Exercise goal:
Write the lines out exactly as they stand, from the one containing "Emit a component" through the one containing "XAxis, YAxis, CartesianGrid", and only those. Omit pictures.

Figure scripts:
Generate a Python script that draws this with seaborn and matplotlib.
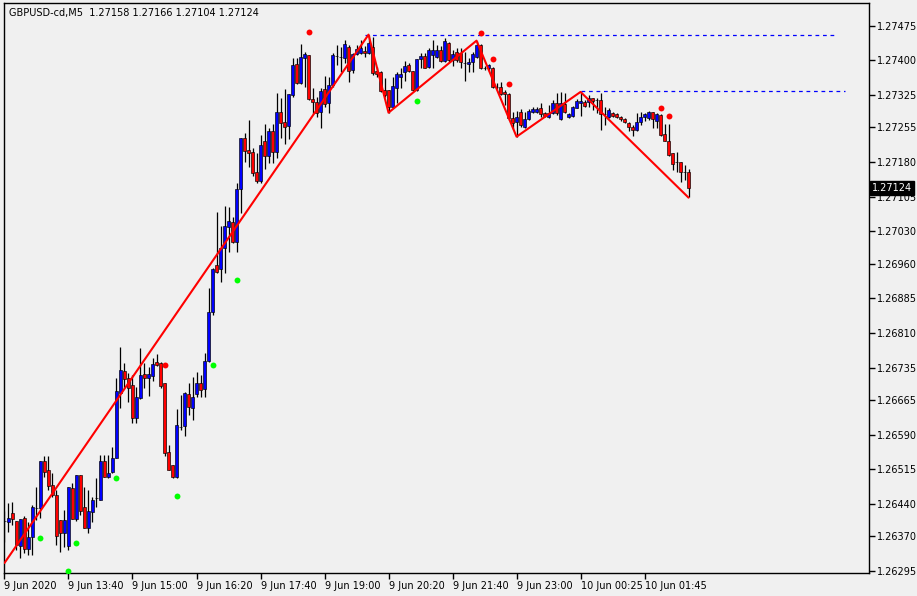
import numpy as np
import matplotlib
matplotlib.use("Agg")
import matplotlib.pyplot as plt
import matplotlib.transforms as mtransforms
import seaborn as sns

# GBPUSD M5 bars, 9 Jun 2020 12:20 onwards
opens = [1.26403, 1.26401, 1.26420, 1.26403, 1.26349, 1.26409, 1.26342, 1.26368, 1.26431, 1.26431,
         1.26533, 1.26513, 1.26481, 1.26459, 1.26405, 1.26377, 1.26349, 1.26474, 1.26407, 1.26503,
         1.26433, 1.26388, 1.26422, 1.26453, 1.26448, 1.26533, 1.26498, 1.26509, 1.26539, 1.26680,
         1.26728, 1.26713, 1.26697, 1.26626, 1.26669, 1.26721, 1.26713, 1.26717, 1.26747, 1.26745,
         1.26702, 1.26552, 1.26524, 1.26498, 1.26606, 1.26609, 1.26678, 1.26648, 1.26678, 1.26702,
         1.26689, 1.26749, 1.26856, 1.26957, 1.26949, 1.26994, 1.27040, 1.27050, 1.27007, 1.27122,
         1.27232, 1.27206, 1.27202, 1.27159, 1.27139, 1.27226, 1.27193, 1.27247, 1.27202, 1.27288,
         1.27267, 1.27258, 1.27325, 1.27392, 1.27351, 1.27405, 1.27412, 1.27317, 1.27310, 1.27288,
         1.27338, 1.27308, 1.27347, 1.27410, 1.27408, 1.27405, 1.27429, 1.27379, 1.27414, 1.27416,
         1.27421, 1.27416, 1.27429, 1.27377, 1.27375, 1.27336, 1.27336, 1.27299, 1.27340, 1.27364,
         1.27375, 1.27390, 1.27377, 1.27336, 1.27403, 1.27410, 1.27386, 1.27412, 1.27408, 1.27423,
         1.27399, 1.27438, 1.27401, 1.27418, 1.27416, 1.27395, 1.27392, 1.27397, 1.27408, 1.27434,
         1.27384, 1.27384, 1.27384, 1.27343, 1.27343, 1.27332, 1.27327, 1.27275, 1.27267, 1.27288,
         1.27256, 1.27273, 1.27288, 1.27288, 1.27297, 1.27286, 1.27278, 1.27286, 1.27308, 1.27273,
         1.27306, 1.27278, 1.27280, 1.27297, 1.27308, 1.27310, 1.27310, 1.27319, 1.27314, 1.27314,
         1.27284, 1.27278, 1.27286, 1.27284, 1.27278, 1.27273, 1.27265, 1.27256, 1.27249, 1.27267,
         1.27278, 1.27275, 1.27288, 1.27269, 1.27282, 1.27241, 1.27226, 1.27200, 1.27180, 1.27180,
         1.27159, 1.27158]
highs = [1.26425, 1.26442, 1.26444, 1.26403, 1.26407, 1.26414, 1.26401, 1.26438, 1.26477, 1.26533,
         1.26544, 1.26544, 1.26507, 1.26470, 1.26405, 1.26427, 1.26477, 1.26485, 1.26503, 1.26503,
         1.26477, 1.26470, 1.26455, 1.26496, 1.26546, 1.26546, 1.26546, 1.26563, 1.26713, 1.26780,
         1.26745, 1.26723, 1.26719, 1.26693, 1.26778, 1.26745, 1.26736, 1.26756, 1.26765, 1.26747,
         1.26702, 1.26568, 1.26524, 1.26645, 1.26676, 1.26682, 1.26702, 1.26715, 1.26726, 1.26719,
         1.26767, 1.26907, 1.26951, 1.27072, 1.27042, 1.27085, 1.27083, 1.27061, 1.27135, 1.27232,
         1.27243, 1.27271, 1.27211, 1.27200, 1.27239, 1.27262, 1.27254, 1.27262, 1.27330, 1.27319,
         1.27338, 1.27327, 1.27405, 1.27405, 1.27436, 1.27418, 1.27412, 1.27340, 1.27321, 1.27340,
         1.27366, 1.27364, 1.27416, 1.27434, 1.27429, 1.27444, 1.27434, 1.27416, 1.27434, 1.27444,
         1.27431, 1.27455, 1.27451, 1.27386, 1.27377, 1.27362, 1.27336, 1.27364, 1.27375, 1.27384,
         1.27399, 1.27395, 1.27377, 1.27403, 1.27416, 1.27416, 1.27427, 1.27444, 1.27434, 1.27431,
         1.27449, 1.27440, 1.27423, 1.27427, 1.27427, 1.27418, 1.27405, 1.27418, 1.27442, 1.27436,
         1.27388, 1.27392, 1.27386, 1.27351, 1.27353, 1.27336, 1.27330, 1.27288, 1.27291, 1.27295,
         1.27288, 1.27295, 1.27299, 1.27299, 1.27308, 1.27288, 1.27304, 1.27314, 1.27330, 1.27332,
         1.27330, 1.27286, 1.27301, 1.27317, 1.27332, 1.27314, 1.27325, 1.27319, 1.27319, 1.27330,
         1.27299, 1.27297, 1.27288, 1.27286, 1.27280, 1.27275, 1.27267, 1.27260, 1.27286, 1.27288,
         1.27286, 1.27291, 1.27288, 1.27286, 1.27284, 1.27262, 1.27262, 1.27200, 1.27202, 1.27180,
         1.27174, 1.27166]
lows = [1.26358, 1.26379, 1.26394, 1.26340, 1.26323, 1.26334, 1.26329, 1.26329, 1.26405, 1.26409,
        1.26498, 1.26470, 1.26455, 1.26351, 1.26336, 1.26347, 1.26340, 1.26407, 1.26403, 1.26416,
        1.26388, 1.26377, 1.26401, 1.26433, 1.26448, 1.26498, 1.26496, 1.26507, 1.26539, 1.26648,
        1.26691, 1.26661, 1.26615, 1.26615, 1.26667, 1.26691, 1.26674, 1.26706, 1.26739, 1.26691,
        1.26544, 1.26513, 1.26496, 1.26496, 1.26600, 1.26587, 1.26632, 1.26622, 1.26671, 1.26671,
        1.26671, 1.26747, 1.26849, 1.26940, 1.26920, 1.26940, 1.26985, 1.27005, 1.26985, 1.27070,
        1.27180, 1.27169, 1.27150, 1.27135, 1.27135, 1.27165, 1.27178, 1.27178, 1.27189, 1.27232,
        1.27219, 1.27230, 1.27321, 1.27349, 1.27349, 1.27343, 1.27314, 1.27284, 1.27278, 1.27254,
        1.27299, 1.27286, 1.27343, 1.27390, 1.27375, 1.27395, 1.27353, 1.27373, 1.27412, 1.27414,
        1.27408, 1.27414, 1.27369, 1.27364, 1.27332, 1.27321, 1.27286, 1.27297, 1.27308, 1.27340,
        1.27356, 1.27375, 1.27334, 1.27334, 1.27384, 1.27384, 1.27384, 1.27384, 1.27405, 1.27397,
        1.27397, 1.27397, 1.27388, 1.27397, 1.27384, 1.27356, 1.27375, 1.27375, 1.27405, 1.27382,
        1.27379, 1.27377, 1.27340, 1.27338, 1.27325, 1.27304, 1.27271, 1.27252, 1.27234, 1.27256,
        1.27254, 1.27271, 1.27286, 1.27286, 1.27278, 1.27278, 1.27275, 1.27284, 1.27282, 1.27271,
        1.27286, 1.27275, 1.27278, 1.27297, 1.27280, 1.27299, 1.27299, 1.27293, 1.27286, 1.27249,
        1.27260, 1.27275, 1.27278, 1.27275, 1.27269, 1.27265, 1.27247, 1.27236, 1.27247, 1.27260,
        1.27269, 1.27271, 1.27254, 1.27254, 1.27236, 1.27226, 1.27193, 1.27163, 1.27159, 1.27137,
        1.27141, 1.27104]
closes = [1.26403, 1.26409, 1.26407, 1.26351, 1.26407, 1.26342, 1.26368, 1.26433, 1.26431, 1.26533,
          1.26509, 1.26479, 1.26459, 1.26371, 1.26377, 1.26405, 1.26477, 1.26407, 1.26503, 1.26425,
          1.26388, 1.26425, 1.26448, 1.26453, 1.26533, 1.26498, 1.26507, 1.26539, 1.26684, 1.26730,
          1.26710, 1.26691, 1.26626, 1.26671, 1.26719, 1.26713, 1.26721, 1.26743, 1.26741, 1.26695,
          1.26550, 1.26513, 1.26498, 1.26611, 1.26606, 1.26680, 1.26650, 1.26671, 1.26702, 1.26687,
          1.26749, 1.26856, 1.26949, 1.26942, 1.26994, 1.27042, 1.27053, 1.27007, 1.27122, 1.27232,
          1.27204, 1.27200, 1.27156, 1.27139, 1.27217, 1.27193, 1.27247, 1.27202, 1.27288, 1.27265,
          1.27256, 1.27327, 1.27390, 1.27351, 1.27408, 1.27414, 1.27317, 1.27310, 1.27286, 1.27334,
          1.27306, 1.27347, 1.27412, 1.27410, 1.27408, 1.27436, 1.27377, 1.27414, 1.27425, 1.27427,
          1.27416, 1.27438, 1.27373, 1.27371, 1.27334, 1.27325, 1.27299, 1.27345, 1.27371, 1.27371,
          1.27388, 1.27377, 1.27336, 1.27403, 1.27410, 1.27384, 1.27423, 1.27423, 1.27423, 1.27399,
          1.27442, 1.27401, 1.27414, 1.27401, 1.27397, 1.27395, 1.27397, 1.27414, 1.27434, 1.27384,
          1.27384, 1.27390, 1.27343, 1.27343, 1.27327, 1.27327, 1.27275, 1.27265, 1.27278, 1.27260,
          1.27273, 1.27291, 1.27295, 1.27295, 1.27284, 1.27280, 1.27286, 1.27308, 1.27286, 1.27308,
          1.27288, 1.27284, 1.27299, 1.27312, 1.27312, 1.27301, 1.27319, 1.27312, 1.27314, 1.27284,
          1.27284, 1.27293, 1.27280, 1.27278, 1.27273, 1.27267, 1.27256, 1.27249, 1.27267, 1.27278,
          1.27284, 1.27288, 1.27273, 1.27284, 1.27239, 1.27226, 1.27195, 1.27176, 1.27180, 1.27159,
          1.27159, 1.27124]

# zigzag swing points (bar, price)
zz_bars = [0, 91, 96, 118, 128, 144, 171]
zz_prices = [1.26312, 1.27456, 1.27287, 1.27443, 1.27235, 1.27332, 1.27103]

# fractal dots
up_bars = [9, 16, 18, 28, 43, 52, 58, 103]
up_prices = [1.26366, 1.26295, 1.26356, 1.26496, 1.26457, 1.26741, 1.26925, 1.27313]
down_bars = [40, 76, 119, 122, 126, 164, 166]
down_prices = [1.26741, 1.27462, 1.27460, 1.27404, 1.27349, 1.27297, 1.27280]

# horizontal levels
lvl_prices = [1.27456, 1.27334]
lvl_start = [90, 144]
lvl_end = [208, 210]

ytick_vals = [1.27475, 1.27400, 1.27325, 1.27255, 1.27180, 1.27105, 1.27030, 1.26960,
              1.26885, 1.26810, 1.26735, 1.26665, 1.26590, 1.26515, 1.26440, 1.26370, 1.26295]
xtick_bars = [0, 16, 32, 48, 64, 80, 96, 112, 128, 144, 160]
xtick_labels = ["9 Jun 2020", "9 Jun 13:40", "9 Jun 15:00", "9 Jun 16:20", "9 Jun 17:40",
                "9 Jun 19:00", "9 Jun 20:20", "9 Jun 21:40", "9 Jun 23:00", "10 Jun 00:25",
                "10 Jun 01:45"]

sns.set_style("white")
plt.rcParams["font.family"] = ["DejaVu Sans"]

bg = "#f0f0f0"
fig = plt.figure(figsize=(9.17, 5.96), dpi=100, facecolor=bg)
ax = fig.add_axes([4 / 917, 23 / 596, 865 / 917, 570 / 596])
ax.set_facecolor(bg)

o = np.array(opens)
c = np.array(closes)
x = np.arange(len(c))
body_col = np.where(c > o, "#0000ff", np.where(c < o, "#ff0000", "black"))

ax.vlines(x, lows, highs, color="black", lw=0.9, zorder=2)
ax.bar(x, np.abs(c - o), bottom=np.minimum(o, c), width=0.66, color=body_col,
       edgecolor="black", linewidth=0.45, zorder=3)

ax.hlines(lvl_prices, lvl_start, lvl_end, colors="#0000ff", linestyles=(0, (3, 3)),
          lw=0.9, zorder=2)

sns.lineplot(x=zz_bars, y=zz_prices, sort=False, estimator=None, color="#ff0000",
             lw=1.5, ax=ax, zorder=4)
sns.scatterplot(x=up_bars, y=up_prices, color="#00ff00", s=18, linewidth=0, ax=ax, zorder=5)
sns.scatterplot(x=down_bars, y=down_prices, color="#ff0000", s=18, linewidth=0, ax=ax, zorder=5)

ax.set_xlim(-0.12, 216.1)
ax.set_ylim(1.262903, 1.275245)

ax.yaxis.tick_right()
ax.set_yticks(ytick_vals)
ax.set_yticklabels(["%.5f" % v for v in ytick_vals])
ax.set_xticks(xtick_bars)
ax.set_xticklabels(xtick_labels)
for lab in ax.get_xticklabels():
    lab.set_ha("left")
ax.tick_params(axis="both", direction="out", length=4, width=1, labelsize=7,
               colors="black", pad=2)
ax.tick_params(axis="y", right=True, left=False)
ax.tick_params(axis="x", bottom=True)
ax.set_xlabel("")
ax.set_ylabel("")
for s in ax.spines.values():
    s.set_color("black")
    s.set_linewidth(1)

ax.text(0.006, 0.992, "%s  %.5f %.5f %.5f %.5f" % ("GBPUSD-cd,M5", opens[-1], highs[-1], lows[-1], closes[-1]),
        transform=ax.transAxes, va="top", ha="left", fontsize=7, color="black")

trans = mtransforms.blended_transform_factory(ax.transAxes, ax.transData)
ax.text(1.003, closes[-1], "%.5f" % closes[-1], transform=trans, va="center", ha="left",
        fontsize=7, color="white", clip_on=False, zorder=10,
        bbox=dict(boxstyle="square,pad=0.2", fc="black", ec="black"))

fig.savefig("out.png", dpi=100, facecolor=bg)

---

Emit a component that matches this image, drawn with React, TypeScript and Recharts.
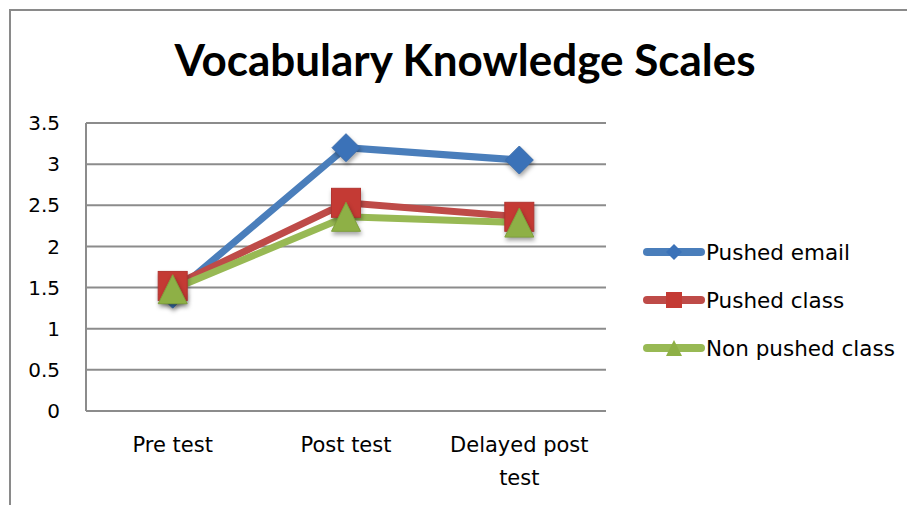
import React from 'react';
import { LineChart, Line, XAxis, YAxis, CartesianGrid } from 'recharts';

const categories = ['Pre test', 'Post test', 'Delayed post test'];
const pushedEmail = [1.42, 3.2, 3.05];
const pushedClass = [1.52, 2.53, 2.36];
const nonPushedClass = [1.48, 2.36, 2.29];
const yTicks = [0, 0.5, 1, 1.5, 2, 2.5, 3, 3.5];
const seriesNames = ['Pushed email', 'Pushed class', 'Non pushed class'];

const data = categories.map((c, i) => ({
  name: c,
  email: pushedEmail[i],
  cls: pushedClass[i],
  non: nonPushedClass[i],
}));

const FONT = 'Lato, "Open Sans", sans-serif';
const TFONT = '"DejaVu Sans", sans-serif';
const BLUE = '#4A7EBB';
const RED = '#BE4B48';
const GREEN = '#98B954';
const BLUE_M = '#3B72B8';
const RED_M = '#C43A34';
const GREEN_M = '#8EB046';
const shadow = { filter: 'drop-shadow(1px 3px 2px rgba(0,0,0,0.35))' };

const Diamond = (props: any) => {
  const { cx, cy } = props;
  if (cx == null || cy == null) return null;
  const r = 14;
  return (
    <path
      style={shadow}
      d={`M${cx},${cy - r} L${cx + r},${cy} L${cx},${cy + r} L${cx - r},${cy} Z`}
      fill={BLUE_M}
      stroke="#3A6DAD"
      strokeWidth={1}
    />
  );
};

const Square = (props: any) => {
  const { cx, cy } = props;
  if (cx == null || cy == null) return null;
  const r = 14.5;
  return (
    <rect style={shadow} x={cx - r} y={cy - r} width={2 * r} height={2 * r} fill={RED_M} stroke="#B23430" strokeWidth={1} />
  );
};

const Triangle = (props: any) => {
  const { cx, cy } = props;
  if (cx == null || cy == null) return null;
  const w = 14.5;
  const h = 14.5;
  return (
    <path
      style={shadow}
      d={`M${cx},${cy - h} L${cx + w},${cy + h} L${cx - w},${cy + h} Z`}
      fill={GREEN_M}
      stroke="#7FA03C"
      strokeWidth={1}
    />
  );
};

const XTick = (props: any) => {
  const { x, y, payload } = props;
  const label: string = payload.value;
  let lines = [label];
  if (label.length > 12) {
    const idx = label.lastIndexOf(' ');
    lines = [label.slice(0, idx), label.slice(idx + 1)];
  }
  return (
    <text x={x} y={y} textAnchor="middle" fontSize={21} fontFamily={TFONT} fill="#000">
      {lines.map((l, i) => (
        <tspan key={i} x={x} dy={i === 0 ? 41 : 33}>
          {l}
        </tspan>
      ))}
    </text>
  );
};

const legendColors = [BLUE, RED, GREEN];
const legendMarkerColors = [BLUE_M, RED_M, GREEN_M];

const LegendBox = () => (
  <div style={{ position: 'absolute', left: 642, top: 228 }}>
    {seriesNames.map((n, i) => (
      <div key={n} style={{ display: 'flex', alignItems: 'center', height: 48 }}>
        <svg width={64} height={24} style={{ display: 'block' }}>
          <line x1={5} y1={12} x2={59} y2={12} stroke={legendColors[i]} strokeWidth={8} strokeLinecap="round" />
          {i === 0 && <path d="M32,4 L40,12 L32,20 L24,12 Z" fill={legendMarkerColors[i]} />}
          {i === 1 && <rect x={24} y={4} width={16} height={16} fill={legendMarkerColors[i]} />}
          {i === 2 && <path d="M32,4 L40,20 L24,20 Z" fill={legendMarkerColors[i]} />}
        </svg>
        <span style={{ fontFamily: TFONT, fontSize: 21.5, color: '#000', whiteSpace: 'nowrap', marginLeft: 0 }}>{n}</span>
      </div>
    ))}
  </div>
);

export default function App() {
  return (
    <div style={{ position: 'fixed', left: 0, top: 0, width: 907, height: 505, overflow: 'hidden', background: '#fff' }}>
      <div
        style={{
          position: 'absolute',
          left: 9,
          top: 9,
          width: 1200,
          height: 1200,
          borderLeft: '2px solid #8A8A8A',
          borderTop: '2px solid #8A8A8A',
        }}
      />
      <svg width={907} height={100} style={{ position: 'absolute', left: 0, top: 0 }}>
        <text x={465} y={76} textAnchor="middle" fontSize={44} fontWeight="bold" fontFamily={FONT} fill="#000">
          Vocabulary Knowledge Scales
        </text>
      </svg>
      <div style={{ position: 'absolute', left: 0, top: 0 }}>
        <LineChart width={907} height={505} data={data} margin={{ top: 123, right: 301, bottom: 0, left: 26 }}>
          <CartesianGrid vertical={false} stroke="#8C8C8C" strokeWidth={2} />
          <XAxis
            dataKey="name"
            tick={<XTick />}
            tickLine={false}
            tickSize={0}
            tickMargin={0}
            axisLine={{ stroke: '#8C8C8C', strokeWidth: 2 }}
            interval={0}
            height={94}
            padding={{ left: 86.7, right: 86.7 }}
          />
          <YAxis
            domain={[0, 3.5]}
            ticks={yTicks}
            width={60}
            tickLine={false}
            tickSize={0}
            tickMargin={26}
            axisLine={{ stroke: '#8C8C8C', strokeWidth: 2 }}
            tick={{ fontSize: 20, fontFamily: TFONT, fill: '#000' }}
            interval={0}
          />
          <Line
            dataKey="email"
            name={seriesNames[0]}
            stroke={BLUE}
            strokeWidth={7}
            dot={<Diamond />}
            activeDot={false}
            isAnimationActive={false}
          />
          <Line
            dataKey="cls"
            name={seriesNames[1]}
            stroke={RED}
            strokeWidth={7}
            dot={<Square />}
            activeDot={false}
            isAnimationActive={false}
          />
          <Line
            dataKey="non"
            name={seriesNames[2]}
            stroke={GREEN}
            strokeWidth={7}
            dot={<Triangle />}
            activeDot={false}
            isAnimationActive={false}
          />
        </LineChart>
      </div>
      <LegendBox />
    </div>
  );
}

Reply to the task:
Emit a component that matches this image, drawn with React, TypeScript and Recharts.
import React from 'react';
import { LineChart, Line, XAxis, YAxis, CartesianGrid } from 'recharts';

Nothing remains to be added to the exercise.